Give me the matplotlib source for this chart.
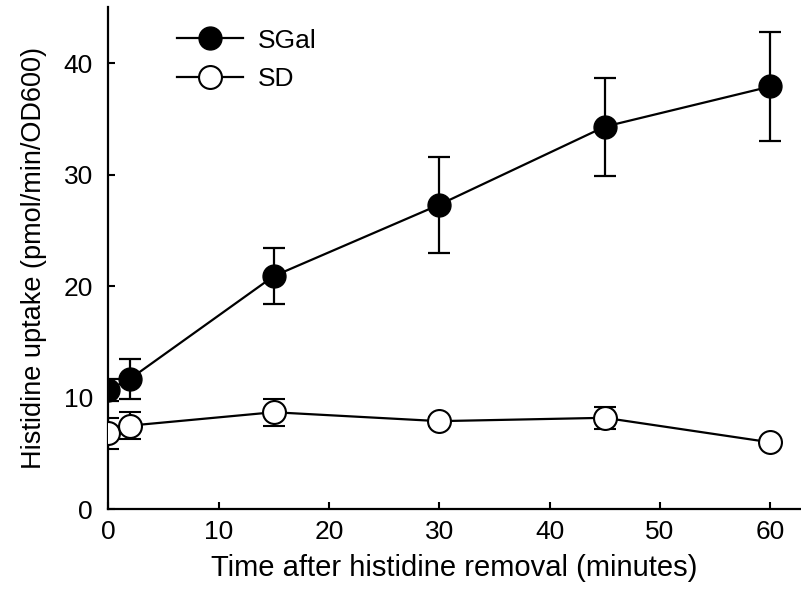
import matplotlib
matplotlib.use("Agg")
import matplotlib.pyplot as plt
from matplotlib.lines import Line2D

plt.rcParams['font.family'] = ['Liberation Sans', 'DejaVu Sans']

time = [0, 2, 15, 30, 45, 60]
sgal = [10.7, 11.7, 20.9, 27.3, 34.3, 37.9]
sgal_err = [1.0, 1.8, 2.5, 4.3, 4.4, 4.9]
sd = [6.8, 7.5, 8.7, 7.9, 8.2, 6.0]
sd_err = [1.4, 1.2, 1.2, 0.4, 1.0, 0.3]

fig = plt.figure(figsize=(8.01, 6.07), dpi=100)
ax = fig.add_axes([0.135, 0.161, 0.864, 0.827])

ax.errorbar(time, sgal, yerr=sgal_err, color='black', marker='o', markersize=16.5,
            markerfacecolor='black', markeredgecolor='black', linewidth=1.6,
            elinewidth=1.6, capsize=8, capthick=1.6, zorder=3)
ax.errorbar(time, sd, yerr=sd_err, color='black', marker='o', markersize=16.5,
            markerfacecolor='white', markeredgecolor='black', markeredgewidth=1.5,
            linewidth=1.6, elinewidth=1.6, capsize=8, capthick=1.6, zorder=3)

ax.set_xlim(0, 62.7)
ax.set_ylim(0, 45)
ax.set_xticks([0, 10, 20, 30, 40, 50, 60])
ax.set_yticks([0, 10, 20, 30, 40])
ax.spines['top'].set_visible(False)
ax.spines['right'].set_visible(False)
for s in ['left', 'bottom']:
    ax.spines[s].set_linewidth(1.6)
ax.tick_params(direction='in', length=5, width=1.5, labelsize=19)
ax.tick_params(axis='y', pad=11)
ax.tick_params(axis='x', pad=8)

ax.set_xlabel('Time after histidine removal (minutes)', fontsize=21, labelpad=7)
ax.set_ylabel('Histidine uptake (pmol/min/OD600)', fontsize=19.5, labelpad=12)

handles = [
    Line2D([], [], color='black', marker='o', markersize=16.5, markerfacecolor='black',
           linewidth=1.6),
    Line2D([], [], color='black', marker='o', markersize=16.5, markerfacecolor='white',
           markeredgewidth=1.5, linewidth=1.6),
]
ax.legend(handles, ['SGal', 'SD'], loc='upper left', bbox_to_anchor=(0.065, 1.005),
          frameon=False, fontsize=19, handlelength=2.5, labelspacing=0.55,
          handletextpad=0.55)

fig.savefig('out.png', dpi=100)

* * * * * * * * *

* EXERCISE PROMPT *
Up to and including the line containing "(pmol/min/OD600)', fontsize=19.5, labelpad=12)", repeat every line from the start of the data, but none of the pictures.

* CORRECT ANSWER *
Give me the matplotlib source for this chart.
import matplotlib
matplotlib.use("Agg")
import matplotlib.pyplot as plt
from matplotlib.lines import Line2D

plt.rcParams['font.family'] = ['Liberation Sans', 'DejaVu Sans']

time = [0, 2, 15, 30, 45, 60]
sgal = [10.7, 11.7, 20.9, 27.3, 34.3, 37.9]
sgal_err = [1.0, 1.8, 2.5, 4.3, 4.4, 4.9]
sd = [6.8, 7.5, 8.7, 7.9, 8.2, 6.0]
sd_err = [1.4, 1.2, 1.2, 0.4, 1.0, 0.3]

fig = plt.figure(figsize=(8.01, 6.07), dpi=100)
ax = fig.add_axes([0.135, 0.161, 0.864, 0.827])

ax.errorbar(time, sgal, yerr=sgal_err, color='black', marker='o', markersize=16.5,
            markerfacecolor='black', markeredgecolor='black', linewidth=1.6,
            elinewidth=1.6, capsize=8, capthick=1.6, zorder=3)
ax.errorbar(time, sd, yerr=sd_err, color='black', marker='o', markersize=16.5,
            markerfacecolor='white', markeredgecolor='black', markeredgewidth=1.5,
            linewidth=1.6, elinewidth=1.6, capsize=8, capthick=1.6, zorder=3)

ax.set_xlim(0, 62.7)
ax.set_ylim(0, 45)
ax.set_xticks([0, 10, 20, 30, 40, 50, 60])
ax.set_yticks([0, 10, 20, 30, 40])
ax.spines['top'].set_visible(False)
ax.spines['right'].set_visible(False)
for s in ['left', 'bottom']:
    ax.spines[s].set_linewidth(1.6)
ax.tick_params(direction='in', length=5, width=1.5, labelsize=19)
ax.tick_params(axis='y', pad=11)
ax.tick_params(axis='x', pad=8)

ax.set_xlabel('Time after histidine removal (minutes)', fontsize=21, labelpad=7)
ax.set_ylabel('Histidine uptake (pmol/min/OD600)', fontsize=19.5, labelpad=12)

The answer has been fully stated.